= Herbert G. Brackley =

English aviators

Herbert G Brackley was a pioneer of civil aviation during the first half of the twentieth century.

==Early life==
Brackley was born on 4 October 1894. During his early life, Brackley moved around many times, living for part of his life at 20 Umfreville Road, Harringay in London.

==Career==
Joining Reuters in 1912, by 1914 he was working in their Paris office. He gained a Royal Aero Club Certificate in 1915. He was commissioned into the Royal Naval Air Service as a Flight Sub-Lieutenant on 13 June 1915. On the merging of that service with the RFC to form the RAF he was a Flight Commander transferring as a Captain in the RAF. By the end of World War I he had been promoted to Major.

Intending to set up an air service for Reuters after the war, these plans fell through and instead he went to Newfoundland with a Handley Page V/1500 in order to attempt the trans-Atlantic crossing. Beaten in the attempt by Alcock and Brown, he flew the other way and completed the first flight from Newfoundland to New York City, accompanied by Admiral Mark Kerr. He also completed a number of other record breaking flights in America. Returning to Britain, he joined Handley Page as the Chief of the Air Department of Handley Page Transport.

In 1920 he led a crew of four attempting to be the first to fly from London to Cape Town. Flying a Handley Page O/400 they left Cricklewood Airfield, London on 25 January, flying the first leg to Paris. On trying to take off from Brindisi, Italy one of the four (a mechanic called Stoten) was killed when he and the other mechanic tried to free a wheel that had become bogged down, being hit by one of the propellers which were still moving. A new propeller was required and the plane did not take off again until 19 February. Brackley had to make an emergency landing at El Shereik in Sudan. He made the landing without rudders and with ineffective elevators and on landing the nose was buried in the desert sand. He, the co-pilot and the remaining mechanic were safe and the flight was abandoned.

In 1921 he joined the British Air Mission as an Air Adviser to the Imperial Japanese Naval Air Service and spent the next three years helping in the organisation and training of the Japanese Naval Air Arm. Returning to Britain in 1924, he joined the newly formed Imperial Airways as their Air Superintendent as well as remaining a member of the Reserve of Air Force Officers. His task with Imperial Airways was to plan operations and organise training as well as carry out route development. He even undertook some of the developmental flying himself such as the first scheduled flight in the new Armstrong Whitworth Argosy from London to Paris which he carried out on 5 August 1926. He also personally surveyed the route to be taken by the new four-engined flying boats between England and Australia, recommending that large distances could be flown overland.

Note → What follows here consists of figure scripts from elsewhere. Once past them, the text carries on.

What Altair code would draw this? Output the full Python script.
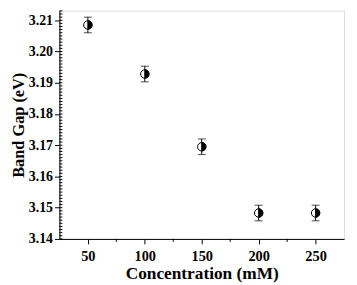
import altair as alt
import pandas as pd

conc = [50, 100, 150, 200, 250]
gap = [3.2085, 3.1928, 3.1695, 3.1483, 3.1483]
err = [0.0025, 0.0025, 0.0025, 0.0025, 0.0025]

y_major = [3.14, 3.15, 3.16, 3.17, 3.18, 3.19, 3.20, 3.21]
y_minor = [round(3.14 + i * 0.001, 3) for i in range(74)]
x_major = [50, 100, 150, 200, 250]
x_minor = [75, 125, 175, 225]

W, H = 288, 231

df = pd.DataFrame({"c": conc, "g": gap,
                   "lo": [g - e for g, e in zip(gap, err)],
                   "hi": [g + e for g, e in zip(gap, err)]})
ymin_df = pd.DataFrame({"v": y_minor})
xmin_df = pd.DataFrame({"v": x_minor})

FONT = "Liberation Serif"
xs = alt.Scale(domain=[25, 275], nice=False, zero=False)
ys = alt.Scale(domain=[3.14, 3.2131], nice=False, zero=False)

x_axis = alt.Axis(values=x_major, format="d", tickSize=5, grid=False,
                  labelFont=FONT, labelFontSize=14.5, labelFontWeight="bold",
                  labelColor="black", titleFont=FONT, titleFontSize=17.5,
                  titleFontWeight="bold", titleColor="black", titlePadding=2,
                  domainColor="black", tickColor="black", labelPadding=6)
y_axis = alt.Axis(values=y_major, format=".2f", tickSize=5, grid=False,
                  labelFont=FONT, labelFontSize=14, labelFontWeight="bold",
                  labelColor="black", titleFont=FONT, titleFontSize=16.5,
                  titleFontWeight="bold", titleColor="black", titlePadding=2,
                  domainColor="black", tickColor="black", labelPadding=2)

X = alt.X("c:Q", scale=xs, title="Concentration (mM)", axis=x_axis)

base = alt.Chart(df)

bars = base.mark_rule(color="black", strokeWidth=1).encode(
    x=X, y=alt.Y("lo:Q", scale=ys, title="Band Gap (eV)", axis=y_axis), y2="hi:Q")
cap_lo = base.mark_tick(color="black", thickness=1, size=8, orient="horizontal").encode(
    x=X, y=alt.Y("lo:Q", scale=ys, title="Band Gap (eV)", axis=y_axis))
cap_hi = base.mark_tick(color="black", thickness=1, size=8, orient="horizontal").encode(
    x=X, y=alt.Y("hi:Q", scale=ys, title="Band Gap (eV)", axis=y_axis))
circ = base.mark_point(shape="circle", filled=True, fill="white", stroke="black",
                       strokeWidth=1, size=72, opacity=1).encode(
    x=X, y=alt.Y("g:Q", scale=ys, title="Band Gap (eV)", axis=y_axis))
half = base.mark_point(shape="M0,-1 A1,1 0 0,1 0,1 Z", filled=True, fill="black",
                       stroke="black", strokeWidth=1, size=72, opacity=1).encode(
    x=X, y=alt.Y("g:Q", scale=ys, title="Band Gap (eV)", axis=y_axis))

# minor ticks (inward on y, outward on x), positioned by the shared scales
yminor = alt.Chart(ymin_df).mark_rule(color="black", strokeWidth=1).encode(
    y=alt.Y("v:Q", scale=ys, title="Band Gap (eV)", axis=y_axis),
    x=alt.value(0), x2=alt.value(3))
xminor = alt.Chart(xmin_df).mark_rule(color="black", strokeWidth=1).encode(
    x=alt.X("v:Q", scale=xs, title="Concentration (mM)", axis=x_axis),
    y=alt.value(H), y2=alt.value(H + 3))

chart = alt.layer(yminor, xminor, bars, cap_lo, cap_hi, circ, half).properties(
    width=W, height=H,
    autosize=alt.AutoSizeParams(type="none"),
    padding={"left": 52, "top": 1, "right": 5, "bottom": 45},
).configure_view(stroke="black", strokeWidth=1).configure(background="white")

chart.save("out.html", embed_options={"renderer": "svg", "actions": False})
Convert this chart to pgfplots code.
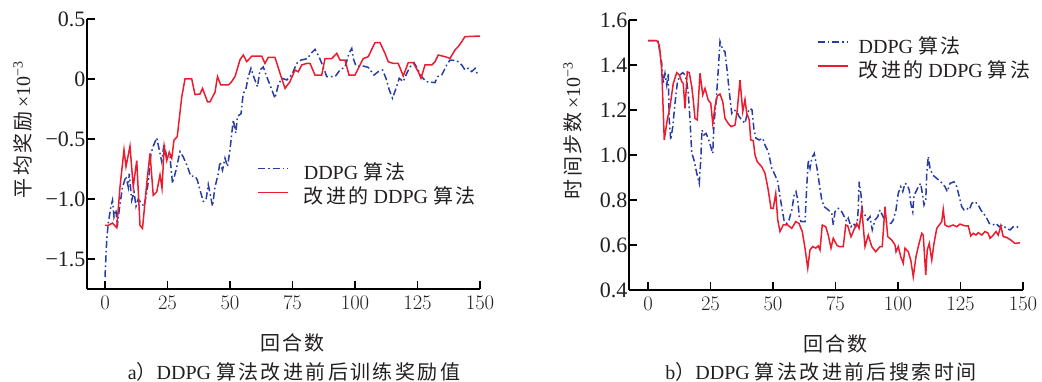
\documentclass[border=0pt]{standalone}
\usepackage{fontspec}
\setmainfont{Liberation Serif}
\newfontfamily\cjk[LetterSpace=12]{Noto Sans CJK SC}
\usepackage{pgfplots}
\pgfplotsset{compat=1.18}
\definecolor{myblue}{RGB}{40,60,165}
\definecolor{myred}{RGB}{235,28,45}
\definecolor{txt}{RGB}{35,31,32}

\pgfplotsset{
  myax/.style={
    scale only axis, width=393bp, height=270bp,
    axis x line*=bottom, axis y line*=left,
    axis line style={-, line width=1.7bp, black},
    tick align=inside, major tick length=8bp,
    every tick/.style={black, line width=1.7bp},
    xtick={0,25,50,75,100,125,150},
    xmax=150,
    tick label style={font=\fontsize{22bp}{26bp}\selectfont, text=txt},
    xticklabel style={yshift=-4bp},
    yticklabel style={xshift=2bp},
    label style={font=\fontsize{20bp}{24bp}\selectfont, text=txt},
    legend style={draw=none, fill=none, inner sep=0pt, anchor=north west,
      font=\fontsize{20bp}{24bp}\selectfont, text=txt,
      nodes={text height=14bp, text depth=4bp, inner ysep=3bp, inner xsep=0pt}},
    legend cell align=left,
    legend image code/.code={\draw[#1] (0bp,6bp) -- (30bp,6bp);},
    clip=false,
  },
  bl/.style={myblue, line width=1.5bp, dash pattern=on 7bp off 3bp on 1.6bp off 3bp},
  rd/.style={myred, line width=1.5bp},
}

\begin{document}
\begin{tikzpicture}
\useasboundingbox (0,0) rectangle (1042bp,382bp);

% ---------------- left ----------------
\begin{axis}[myax, at={(87bp,93bp)}, anchor=south west,
  xmin=-7.2, ymin=-1.75, ymax=0.5,
  ytick={-1.5,-1,-0.5,0,0.5},
  yticklabels={−1.5,−1.0,−0.5,0,0.5},
  ylabel={{\cjk 平均奖励}\,×10\textsuperscript{−3}},
  ylabel style={at={(axis description cs:-0.164,0.59)}, anchor=center},
  xlabel={\cjk 回合数},
  xlabel style={at={(axis description cs:0.523,-0.2)}, anchor=center},
  legend style={at={(axis description cs:0.433,0.47)}, column sep=15bp},
]
\addplot[bl] coordinates {
(0,-1.65) (0.7,-1.34) (1.3,-1.2) (2.4,-1.06) (3,-1.01) (3.6,-1.15) (4.4,-1.09) (4.9,-1.23) (5.7,-1.09) (7,-0.9) (8.4,-0.81) (9.3,-0.9) (9.7,-0.79) (10.7,-1.01) (11.6,-0.94) (12.4,-1.06) (13.3,-1.0) (14.7,-1.04) (15.6,-1.06) (16.7,-0.95) (17.6,-0.81) (18.4,-0.62) (19.3,-0.56) (20.7,-0.49) (21.7,-0.59) (22.7,-0.69) (23.6,-0.54) (24.7,-0.65) (26,-0.65) (27,-0.87) (28.4,-0.76) (30,-0.605) (31.3,-0.65) (33,-0.73) (34.3,-0.81) (36,-0.81) (36.9,-0.84) (38,-0.925) (39.3,-1.02) (40.4,-1.01) (41.3,-0.88) (42,-0.95) (43,-1.06) (44,-0.9) (45.3,-0.79) (46,-0.69) (47,-0.76) (48,-0.66) (49,-0.73) (50,-0.59) (51.3,-0.34) (52.3,-0.45) (53,-0.31) (54.4,-0.29) (55.3,-0.12) (56.3,-0.09) (57.3,0.019) (58.4,0.089) (59.7,0.006) (61,-0.064) (62,0.075) (63.3,0.1) (64.7,0.019) (66,-0.05) (68,-0.16) (69.3,-0.05) (70.7,0.006) (72.7,-0.008) (74.7,0.033) (76.7,0.13) (78.4,0.158) (81,0.17) (82.4,0.214) (84,0.247) (85.6,0.186) (87.3,0.1) (88.7,0.019) (92,0.019) (94,0.075) (96,0.1) (97.6,0.214) (98.7,0.255) (99.3,0.172) (100.4,0.108) (103.3,0.108) (105.3,0.097) (107.6,0.033) (109.3,0.061) (111,0.075) (112.4,0.006) (113.7,-0.09) (115,-0.16) (116.4,-0.078) (117.7,0.006) (119.3,-0.022) (120.7,0.047) (122,0.1) (123.6,0.136) (125.3,0.075) (126.7,0.019) (128.4,-0.022) (132,-0.03) (133,0.019) (134.7,0.033) (136.7,0.117) (138,0.158) (140.7,0.153) (142.7,0.117) (144,0.075) (145.3,0.089) (146.7,0.061) (148,0.089) (149.3,0.025)
};
\addlegendentry{DDPG {\cjk 算法}}
\addplot[rd] coordinates {
(0,-1.22) (1.3,-1.22) (3,-1.2) (4.7,-1.24) (6,-0.90) (7.6,-0.59) (8.4,-0.73) (10,-0.56) (11.3,-0.9) (12.7,-0.68) (14,-1.22) (15,-1.245) (16.7,-0.87) (18,-0.62) (19.3,-0.97) (20.7,-0.94) (22,-0.8) (22.8,-0.91) (23.7,-0.56) (24.7,-0.68) (25.7,-0.61) (26.7,-0.66) (27.6,-0.51) (28.9,-0.48) (30.7,-0.15) (32,0) (34.7,0) (36,-0.13) (38,-0.125) (39,-0.078) (41,-0.19) (42,-0.19) (44,-0.11) (45,0.02) (46.3,-0.05) (49.3,-0.05) (50.4,-0.03) (52,0.02) (54,0.16) (55.3,0.2) (56.7,0.145) (58.7,0.19) (62.7,0.19) (64,0.13) (65.3,0.18) (68,0.18) (70,0.048) (72,-0.078) (74,-0.022) (76,0.075) (77.3,0.06) (78.7,0.117) (80.7,0.13) (82,0.13) (84,0.033) (86.7,0.033) (88,0.17) (90.7,0.17) (92.7,0.214) (94,0.158) (96,0.158) (97.6,0.033) (100,0.033) (102,0.117) (103.3,0.17) (105.3,0.186) (106.7,0.247) (108,0.303) (110,0.303) (112,0.214) (113.3,0.144) (115.3,0.13) (117.3,0.13) (119.3,0.025) (121.3,0.136) (123.3,0.136) (125.3,0.061) (126.4,0.006) (128,0.117) (130.7,0.117) (132,0.144) (133.3,0.2) (136,0.186) (138,0.172) (140,0.242) (141.3,0.27) (142.7,0.311) (144,0.353) (150,0.358)
};
\addlegendentry{{\cjk 改进的} DDPG {\cjk 算法}}
\end{axis}

% ---------------- right ----------------
\begin{axis}[myax, at={(629bp,92bp)}, anchor=south west, width=394bp,
  xmin=-7.6, ymin=0.4, ymax=1.6,
  ytick={0.4,0.6,0.8,1.0,1.2,1.4,1.6},
  yticklabels={0.4,0.6,0.8,1.0,1.2,1.4,1.6},
  ylabel={{\cjk 时间步数}\,×10\textsuperscript{−3}},
  ylabel style={at={(axis description cs:-0.143,0.59)}, anchor=center},
  xlabel={\cjk 回合数},
  xlabel style={at={(axis description cs:0.524,-0.2)}, anchor=center},
  legend style={at={(axis description cs:0.477,0.941)}, column sep=10bp},
]
\addplot[bl] coordinates {
(0,1.508) (4,1.508) (5.5,1.407) (6.1,1.318) (6.8,1.363) (7.5,1.311) (8.1,1.363) (8.5,1.156) (9.1,1.067) (9.9,1.126) (10.8,1.23) (11.7,1.318) (12.8,1.356) (13.9,1.366) (14.8,1.356) (15.5,1.326) (16.1,1.274) (16.8,1.156) (17.5,1.007) (18.4,0.978) (19.5,0.919) (20.5,0.874) (21.1,0.978) (21.6,1.111) (22.4,1.089) (23.2,1.096) (24.1,1.074) (25.1,1.037) (25.9,1.007) (26.4,1.141) (27.2,1.23) (28.1,1.378) (28.8,1.504) (29.9,1.467) (30.8,1.459) (31.7,1.37) (32.5,1.281) (33.5,1.185) (34.4,1.2) (35.5,1.193) (36.5,1.17) (37.5,1.156) (38.8,1.141) (39.7,1.185) (40.8,1.207) (41.6,1.2) (42.4,1.111) (43.2,1.074) (44.5,1.067) (45.9,1.074) (46.8,1.044) (48.1,1.015) (49.5,0.941) (50.8,0.911) (51.9,0.881) (52.8,0.815) (53.7,0.756) (54.5,0.704) (55.5,0.696) (56.4,0.711) (57.5,0.756) (58.5,0.822) (59.2,0.837) (59.9,0.8) (60.5,0.726) (61.2,0.704) (62.8,0.704) (63.5,0.859) (64.1,0.978) (64.8,0.941) (65.5,0.985) (66.5,1.007) (67.5,0.948) (68.4,0.881) (69.5,0.8) (70.5,0.77) (72.1,0.756) (73.5,0.741) (74.1,0.689) (74.8,0.748) (76.1,0.763) (77.5,0.748) (78.5,0.726) (79.5,0.704) (80.1,0.719) (81.2,0.681) (82.1,0.696) (83.1,0.681) (83.9,0.719) (84.5,0.881) (85.2,0.822) (85.9,0.741) (86.8,0.733) (87.9,0.711) (88.8,0.726) (89.7,0.667) (90.8,0.711) (91.9,0.726) (92.8,0.756) (93.7,0.733) (94.8,0.711) (95.9,0.696) (97.2,0.696) (98.1,0.711) (99.2,0.756) (100.1,0.83) (101.1,0.859) (101.9,0.837) (102.8,0.874) (103.7,0.867) (104.5,0.844) (105.1,0.785) (105.9,0.748) (106.4,0.822) (107.2,0.837) (108.1,0.859) (109.1,0.874) (109.7,0.83) (110.4,0.778) (111.1,0.8) (111.5,0.919) (112.1,0.993) (112.8,0.941) (113.9,0.911) (115.5,0.896) (117.1,0.881) (118.8,0.859) (119.7,0.837) (120.8,0.874) (122.4,0.881) (123.5,0.859) (124.5,0.815) (125.5,0.77) (126.4,0.756) (127.5,0.763) (128.5,0.756) (129.5,0.785) (130.8,0.793) (132.1,0.778) (133.1,0.756) (134.1,0.741) (135.2,0.726) (136.5,0.696) (137.9,0.689) (139.2,0.696) (140.5,0.681) (141.9,0.689) (143.2,0.674) (144.8,0.667) (146.1,0.681) (147.5,0.678) (148.8,0.689)
};
\addlegendentry{DDPG {\cjk 算法}}
\addplot[rd] coordinates {
(0,1.508) (3.5,1.508) (4.5,1.49) (5.5,1.378) (6.5,1.067) (7.7,1.156) (8.8,1.215) (10.1,1.318) (11.5,1.366) (12.5,1.356) (13.5,1.326) (14.1,1.318) (14.8,1.207) (15.7,1.37) (16.5,1.366) (17.5,1.304) (18.1,1.244) (18.8,1.163) (19.7,1.156) (20.8,1.363) (21.9,1.267) (22.8,1.296) (24.1,1.244) (25.1,1.23) (25.9,1.14) (26.8,1.215) (27.7,1.262) (28.8,1.271) (29.9,1.237) (30.8,1.163) (32.1,1.14) (33.2,1.126) (34.8,1.133) (35.7,1.2) (36.8,1.333) (37.9,1.193) (38.8,1.247) (39.5,1.185) (40.5,1.156) (41.1,1.067) (42.1,1.064) (42.8,1.0) (43.7,0.97) (45.5,0.948) (46.8,0.919) (48.1,0.844) (49.2,0.763) (50.1,0.763) (51.1,0.829) (51.9,0.711) (52.8,0.66) (54.1,0.689) (55.9,0.689) (57.5,0.674) (59.1,0.704) (60.4,0.696) (61.7,0.66) (62.8,0.586) (63.9,0.497) (64.8,0.578) (65.9,0.593) (67.1,0.586) (68.1,0.596) (68.8,0.578) (69.7,0.689) (71.1,0.681) (72.1,0.644) (73.2,0.586) (74.1,0.63) (75.5,0.6) (76.4,0.593) (78.1,0.593) (79.1,0.689) (79.9,0.685) (81.2,0.637) (82.1,0.66) (83.5,0.696) (84.4,0.674) (85.5,0.758) (86.8,0.593) (88.1,0.644) (89.5,0.593) (91.1,0.57) (92.8,0.593) (93.7,0.593) (94.8,0.77) (95.9,0.637) (97.5,0.622) (98.8,0.6) (99.2,0.57) (100.1,0.593) (101.1,0.548) (102.1,0.519) (102.8,0.586) (104.1,0.57) (105.1,0.533) (106.1,0.459) (107.2,0.548) (108.1,0.593) (109.5,0.652) (110.1,0.644) (111.1,0.467) (111.7,0.578) (112.5,0.607) (113.5,0.533) (114.4,0.607) (115.5,0.674) (116.5,0.689) (117.5,0.704) (118.1,0.758) (118.8,0.689) (120.1,0.681) (122.1,0.689) (123.5,0.681) (124.8,0.693) (126.8,0.685) (128.1,0.685) (129.1,0.64) (130.1,0.652) (131.2,0.644) (132.1,0.655) (133.5,0.644) (134.8,0.66) (136.1,0.652) (136.8,0.63) (138.1,0.644) (139.2,0.66) (140.1,0.644) (141.1,0.685) (142.1,0.637) (143.5,0.634) (145.1,0.622) (146.8,0.607) (148.8,0.61)
};
\addlegendentry{{\cjk 改进的} DDPG {\cjk 算法}}
\end{axis}

\node[font=\fontsize{20bp}{24bp}\selectfont, text=txt] at (294bp,10bp) {a{\cjk ）}DDPG {\cjk 算法改进前后训练奖励值}};
\node[font=\fontsize{20bp}{24bp}\selectfont, text=txt] at (821bp,10bp) {b{\cjk ）}DDPG {\cjk 算法改进前后搜索时间}};
\end{tikzpicture}
\end{document}
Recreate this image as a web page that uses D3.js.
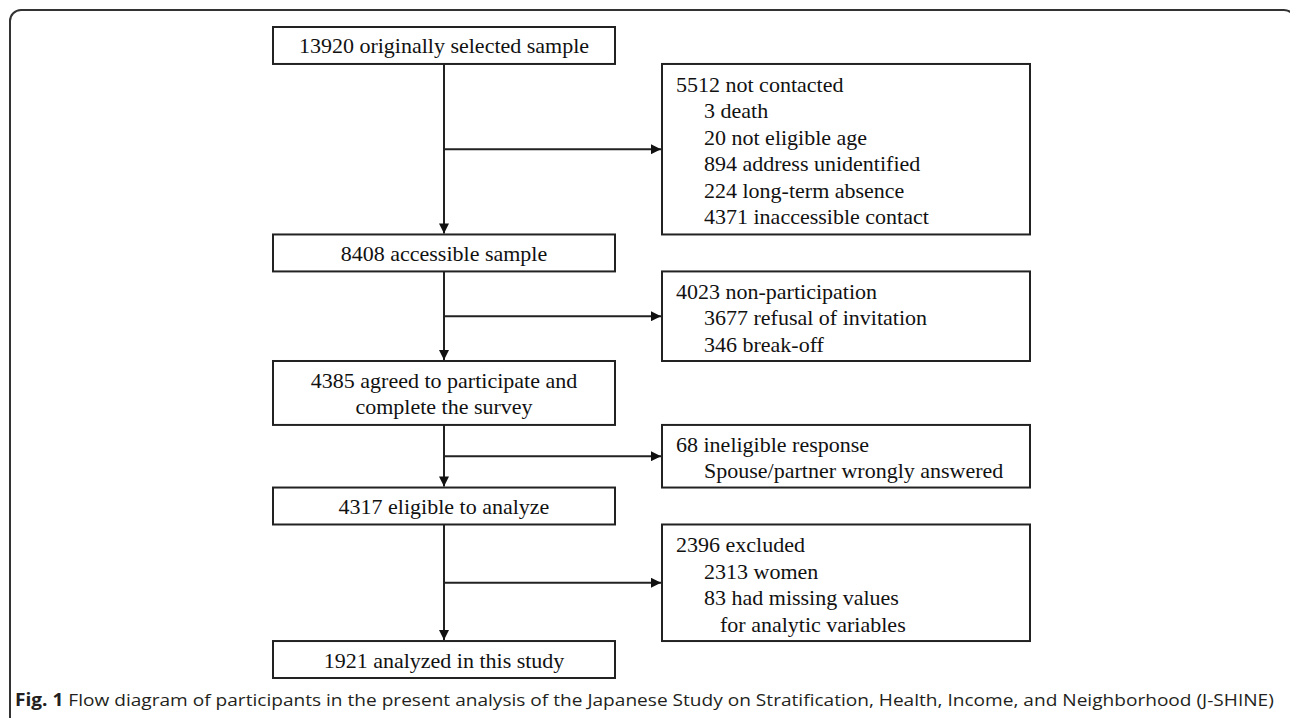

Recalled to service in 1939, he was initially assigned to RAF Coastal Command (as a Squadron Leader) where his experience with flying boats and trans-Atlantic flights proved useful. However, by the middle of the war the vast operating areas, the speed of modern warfare and the development of airborne forces, not to mention the ferrying of aircraft to and from operational zones, had brought with them the requirement for dedicated transport units. In 1943 these dedicated units were brought together under the umbrella of the newly created RAF Transport Command. With his pre-war experience of running an Empire-wide airline service, it was appropriate to appoint him to the post of SASO in the new command with the rank of Group Captain.

With the end of the war, he relinquished his commission as Air Commodore and returned to the civilian airline world, initially as the Assistant to the chairman of BOAC. Amongst his post-war achievements was the successful evacuation of 35,000 people from India to Pakistan following the partition of India. On 1 April 1948 he was appointed Chief Executive of British South American Airways Corporation. On a stopover in Rio de Janeiro during a tour of South America he drowned in a swimming accident on 15 November 1948.

== Personal life ==
Brackley married Frida Mond, daughter of the chemist and industrialist Sir Robert Mond in London on 27 September 1922. They met while he was in Japan which she visited on a round-the-world cruise. They lived in Japan for a time. They had two sons. Brackley's body was brought to England from Brazil and he was buried in Blakeney churchyard in Norfolk, very close to his home. Frida prepared a book based on his correspondence which was published in 1952.